■ **Problem description**
Repeat every line of the data exactly, but not the pictures.

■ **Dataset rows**

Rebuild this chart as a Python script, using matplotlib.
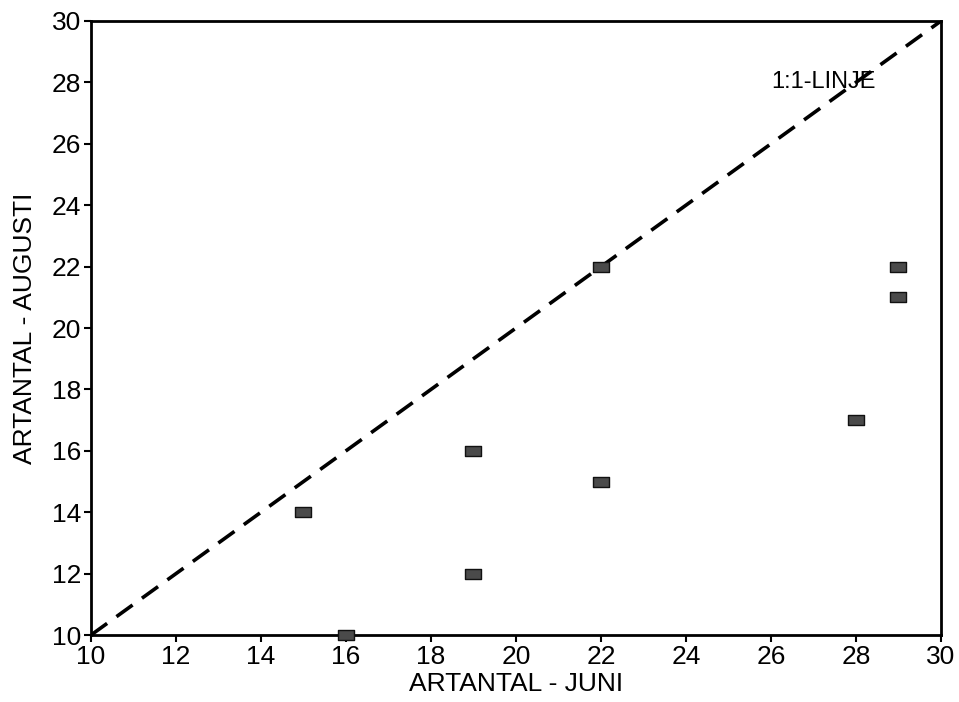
import matplotlib
matplotlib.use("Agg")
import matplotlib.pyplot as plt
from matplotlib.path import Path

plt.rcParams['font.family'] = ['Liberation Sans', 'DejaVu Sans']

# Species counts per site: June survey vs. August survey
artantal_juni = [15, 16, 19, 19, 22, 22, 28, 29, 29]
artantal_augusti = [14, 10, 16, 12, 22, 15, 17, 22, 21]

x_ticks = [10, 12, 14, 16, 18, 20, 22, 24, 26, 28, 30]
y_ticks = [10, 12, 14, 16, 18, 20, 22, 24, 26, 28, 30]
one_to_one = [10, 30]

fig = plt.figure(figsize=(9.59, 7.02), dpi=100)
ax = fig.add_axes([0.0949, 0.0954, 0.8863, 0.8747])

# 1:1 reference line
ax.plot(one_to_one, one_to_one, color='black', lw=2.6,
        linestyle=(0, (5.5, 3.2)), zorder=2)
ax.text(26, 28, '1:1-LINJE', fontsize=17, ha='left', va='center', zorder=3)

# Rectangular point markers (wider than tall)
rect = Path([(-1.5, -1.0), (1.5, -1.0), (1.5, 1.0), (-1.5, 1.0), (-1.5, -1.0)],
            [Path.MOVETO, Path.LINETO, Path.LINETO, Path.LINETO, Path.CLOSEPOLY])
ax.scatter(artantal_juni, artantal_augusti, marker=rect, s=130,
           facecolor='#4a4a4a', edgecolor='#111111', linewidths=1.0,
           zorder=4, clip_on=False)

ax.set_xlim(10, 30)
ax.set_ylim(10, 30)
ax.set_xticks(x_ticks)
ax.set_yticks(y_ticks)
ax.tick_params(axis='both', direction='out', length=5, width=1.5,
               labelsize=19, pad=2)

for sp in ax.spines.values():
    sp.set_linewidth(2.0)

ax.set_xlabel('ARTANTAL - JUNI', fontsize=19, labelpad=2)
ax.set_ylabel('ARTANTAL - AUGUSTI', fontsize=19)
ax.yaxis.set_label_coords(-0.064, 0.5)

fig.savefig('out.png', dpi=100)
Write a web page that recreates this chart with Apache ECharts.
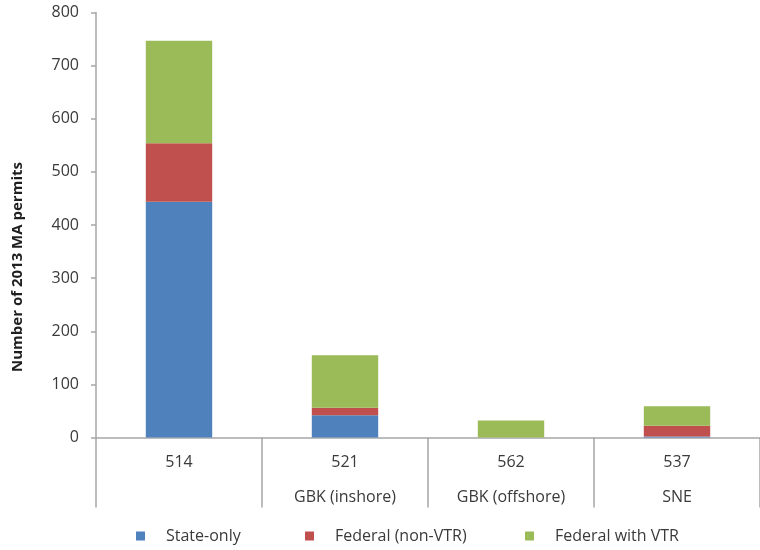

■ **Response to this exercise**
Rebuild this chart as a Python script, using matplotlib.
import matplotlib
matplotlib.use("Agg")
import matplotlib.pyplot as plt
from matplotlib.path import Path

plt.rcParams['font.family'] = ['Liberation Sans', 'DejaVu Sans']

# Species counts per site: June survey vs. August survey
artantal_juni = [15, 16, 19, 19, 22, 22, 28, 29, 29]
artantal_augusti = [14, 10, 16, 12, 22, 15, 17, 22, 21]

x_ticks = [10, 12, 14, 16, 18, 20, 22, 24, 26, 28, 30]
y_ticks = [10, 12, 14, 16, 18, 20, 22, 24, 26, 28, 30]
one_to_one = [10, 30]

fig = plt.figure(figsize=(9.59, 7.02), dpi=100)
ax = fig.add_axes([0.0949, 0.0954, 0.8863, 0.8747])

# 1:1 reference line
ax.plot(one_to_one, one_to_one, color='black', lw=2.6,
        linestyle=(0, (5.5, 3.2)), zorder=2)
ax.text(26, 28, '1:1-LINJE', fontsize=17, ha='left', va='center', zorder=3)

# Rectangular point markers (wider than tall)
rect = Path([(-1.5, -1.0), (1.5, -1.0), (1.5, 1.0), (-1.5, 1.0), (-1.5, -1.0)],
            [Path.MOVETO, Path.LINETO, Path.LINETO, Path.LINETO, Path.CLOSEPOLY])
ax.scatter(artantal_juni, artantal_augusti, marker=rect, s=130,
           facecolor='#4a4a4a', edgecolor='#111111', linewidths=1.0,
           zorder=4, clip_on=False)

ax.set_xlim(10, 30)
ax.set_ylim(10, 30)
ax.set_xticks(x_ticks)
ax.set_yticks(y_ticks)
ax.tick_params(axis='both', direction='out', length=5, width=1.5,
               labelsize=19, pad=2)

for sp in ax.spines.values():
    sp.set_linewidth(2.0)

ax.set_xlabel('ARTANTAL - JUNI', fontsize=19, labelpad=2)
ax.set_ylabel('ARTANTAL - AUGUSTI', fontsize=19)
ax.yaxis.set_label_coords(-0.064, 0.5)

fig.savefig('out.png', dpi=100)
Write a web page that recreates this chart with Apache ECharts.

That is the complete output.